Have a question about understanding mortgage rates? Here's some of our frequently asked questions to help you compare lenders and find the best rate for your situation. Once you're comfortable, use our free service to have lenders compete for your business.

Mortgages are available for various terms with both fixed and adjustable rates. Most will have a 15-year or 30-year term, but some lenders offer 10, 20 and even 40-year terms. Interest rates can vary between companies, and customer service can vary between loan officers. The right loan for you depends on several factors, including how long you expect to live in the house, whether you or your spouse have been in the military, your credit history, etc… Let Freerateupdate.com help you find a loan officer that will work with your personal needs and objectives.

A 30-year fixed mortgage is the most common mortgage used by homeowners. While the rate is typically higher than a 15-year fixed, the monthly payment is lower because of the long amortization period. The rate is based on economic conditions, including future inflation expectations and the risk of a recession.

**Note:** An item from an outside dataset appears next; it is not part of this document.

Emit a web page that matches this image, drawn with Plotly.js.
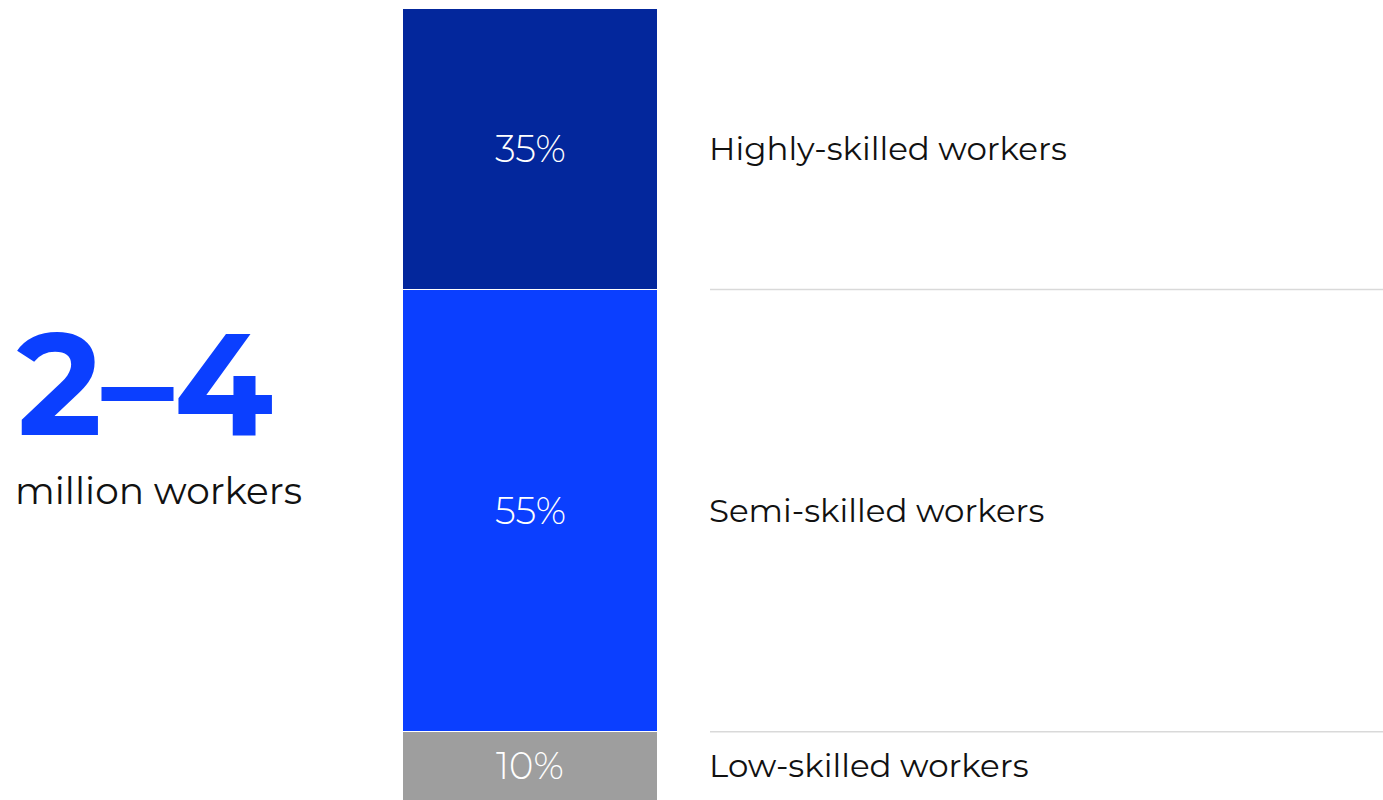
<!DOCTYPE html>
<html>
<head>
<meta charset="utf-8">
<script src="https://cdn.plot.ly/plotly-3.0.1.min.js"></script>
<style>html,body{margin:0;padding:0;background:#fff;overflow:hidden}</style>
</head>
<body>
<div id="chart" style="width:1383px;height:800px"></div>
<script>
// Data (bottom to top)
const categories = ["Low-skilled workers", "Semi-skilled workers", "Highly-skilled workers"];
const shares = [10, 55, 35];
const shareLabels = ["10%", "55%", "35%"];
const colors = ["#9e9e9e", "#0b3fff", "#03279c"];
const headline = "2–4";
const headlineSub = "million workers";

const W = 1383, H = 800;
const barLeft = 402, barRight = 658, plotTop = 8;
const yMin = 1.5, yMax = 100;
const FONT = "Montserrat, 'Open Sans', 'Noto Sans', sans-serif";

const px = p => (p - barLeft) / (barRight - barLeft);
const py = p => (H - p) / (H - plotTop);

const traces = categories.map((c, i) => ({
  type: "bar",
  x: ["all"],
  y: [shares[i]],
  name: c,
  marker: { color: colors[i], line: { color: "#ffffff", width: 1.2 } },
  hoverinfo: "skip",
  showlegend: false
}));

const annotations = [];
const shapes = [];
let base = 0;
shares.forEach((v, i) => {
  const lo = Math.max(base, yMin), hi = Math.min(base + v, yMax);
  const mid = (lo + hi) / 2;
  annotations.push({
    xref: "paper", yref: "y", x: 0.5, y: mid, xanchor: "center", yanchor: "middle",
    text: shareLabels[i], showarrow: false,
    font: { family: FONT, size: 37, color: "#ffffff", weight: 300 }
  });
  annotations.push({
    xref: "paper", yref: "y", x: px(707), y: mid, xanchor: "left", yanchor: "middle",
    text: categories[i], showarrow: false,
    font: { family: FONT, size: 32.5, color: "#111111" }
  });
  base += v;
  if (i < shares.length - 1) {
    shapes.push({
      type: "line", xref: "paper", yref: "y", x0: px(710), x1: px(W), y0: base, y1: base,
      line: { color: "#d9d9d9", width: 1.5 }
    });
  }
});

annotations.push({
  xref: "paper", yref: "paper", x: px(15), y: py(384), xanchor: "left", yanchor: "middle",
  text: "<b>" + headline + "</b>", showarrow: false,
  font: { family: FONT, size: 144, color: "#0b3fff", weight: 800 }
});
annotations.push({
  xref: "paper", yref: "paper", x: px(13), y: py(490), xanchor: "left", yanchor: "middle",
  text: headlineSub, showarrow: false,
  font: { family: FONT, size: 37.5, color: "#111111" }
});

const layout = {
  width: W, height: H,
  margin: { l: barLeft, r: W - barRight, t: plotTop, b: 0, pad: 0 },
  paper_bgcolor: "#ffffff", plot_bgcolor: "#ffffff",
  barmode: "stack", bargap: 0,
  xaxis: { visible: false, fixedrange: true },
  yaxis: { visible: false, range: [yMin, yMax], fixedrange: true },
  annotations: annotations,
  shapes: shapes,
  font: { family: FONT }
};

Plotly.newPlot("chart", traces, layout, { displayModeBar: false, staticPlot: true });
</script>
</body>
</html>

A fifteen-year mortgage is ideal for a homeowner who would prefer to make higher payments to pay off their mortgage faster. The amount of interest paid over a 15-year term is much less than what is paid over a 30-year term, however, the monthly payments are higher. This rate is also based on economic conditions, including future inflation expectations and the risk of a recession.

Current Mortgage rates are determined by market forces, inflation, and economic stability. Your personal rate will also be affected by your credit history and job stability. Finding the right loan officer will help you find the best rate available to you in any given market.